Task
Extract from the entries below, exactly as given, only the lines from the line containing "Convert this chart to Plotly code." to the line containing "import plotly.graph_objects as go", both lines included.

Exercise inputs

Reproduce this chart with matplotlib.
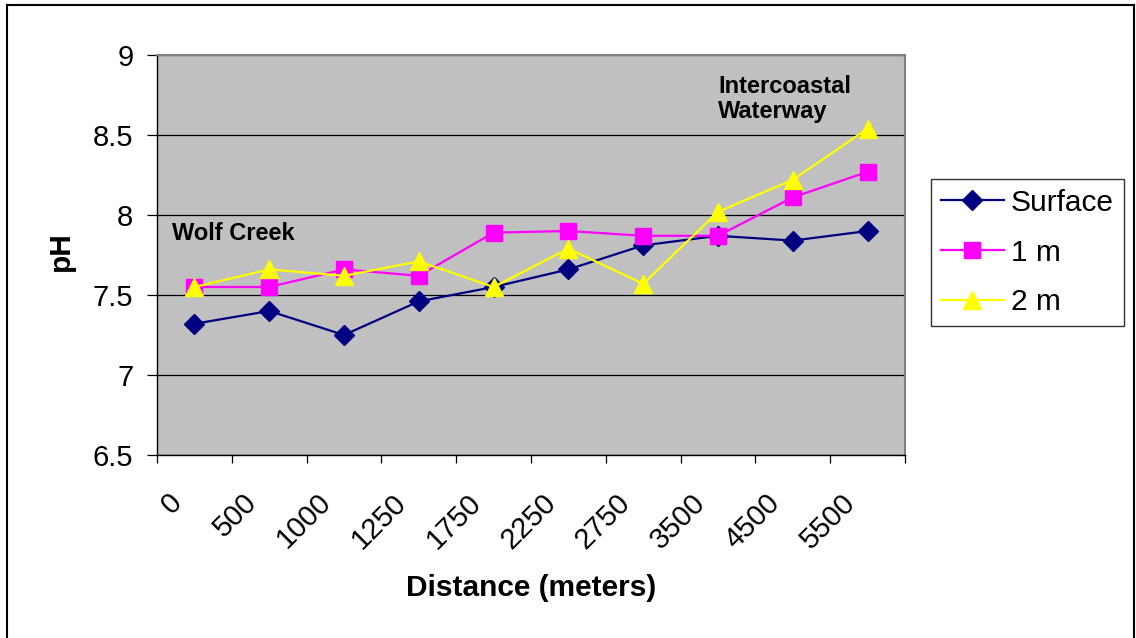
==
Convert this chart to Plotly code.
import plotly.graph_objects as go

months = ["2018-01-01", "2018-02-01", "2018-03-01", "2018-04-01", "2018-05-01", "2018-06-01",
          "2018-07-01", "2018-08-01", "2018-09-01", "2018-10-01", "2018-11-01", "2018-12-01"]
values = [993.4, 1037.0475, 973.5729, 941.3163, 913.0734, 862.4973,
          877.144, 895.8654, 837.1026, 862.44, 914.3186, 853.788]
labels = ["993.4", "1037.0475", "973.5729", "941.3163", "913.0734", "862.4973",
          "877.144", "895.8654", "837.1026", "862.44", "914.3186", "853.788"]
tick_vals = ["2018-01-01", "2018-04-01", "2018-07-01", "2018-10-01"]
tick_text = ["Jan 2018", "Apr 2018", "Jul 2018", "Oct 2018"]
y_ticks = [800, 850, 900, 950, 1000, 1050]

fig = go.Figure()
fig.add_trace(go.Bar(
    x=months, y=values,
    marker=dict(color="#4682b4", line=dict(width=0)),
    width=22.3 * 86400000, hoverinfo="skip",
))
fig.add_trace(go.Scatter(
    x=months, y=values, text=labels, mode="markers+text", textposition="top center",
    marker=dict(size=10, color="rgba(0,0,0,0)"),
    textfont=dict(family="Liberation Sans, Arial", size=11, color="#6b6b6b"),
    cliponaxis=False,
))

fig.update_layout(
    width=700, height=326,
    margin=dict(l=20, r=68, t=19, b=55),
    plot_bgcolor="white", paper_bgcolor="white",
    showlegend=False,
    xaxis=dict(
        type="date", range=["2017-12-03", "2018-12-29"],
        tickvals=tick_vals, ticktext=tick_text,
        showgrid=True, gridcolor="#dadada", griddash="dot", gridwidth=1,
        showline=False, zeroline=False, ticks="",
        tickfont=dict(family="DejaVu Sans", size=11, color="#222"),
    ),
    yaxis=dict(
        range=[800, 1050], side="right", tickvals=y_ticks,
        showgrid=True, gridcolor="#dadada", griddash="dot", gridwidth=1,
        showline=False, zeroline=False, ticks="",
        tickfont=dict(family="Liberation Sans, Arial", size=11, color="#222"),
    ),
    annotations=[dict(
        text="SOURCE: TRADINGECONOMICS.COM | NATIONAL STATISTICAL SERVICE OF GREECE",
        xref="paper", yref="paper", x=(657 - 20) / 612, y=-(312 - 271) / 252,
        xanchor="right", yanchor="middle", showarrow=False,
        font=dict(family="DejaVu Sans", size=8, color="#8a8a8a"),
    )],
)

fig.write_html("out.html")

Answer to this task
Convert this chart to Plotly code.
import plotly.graph_objects as go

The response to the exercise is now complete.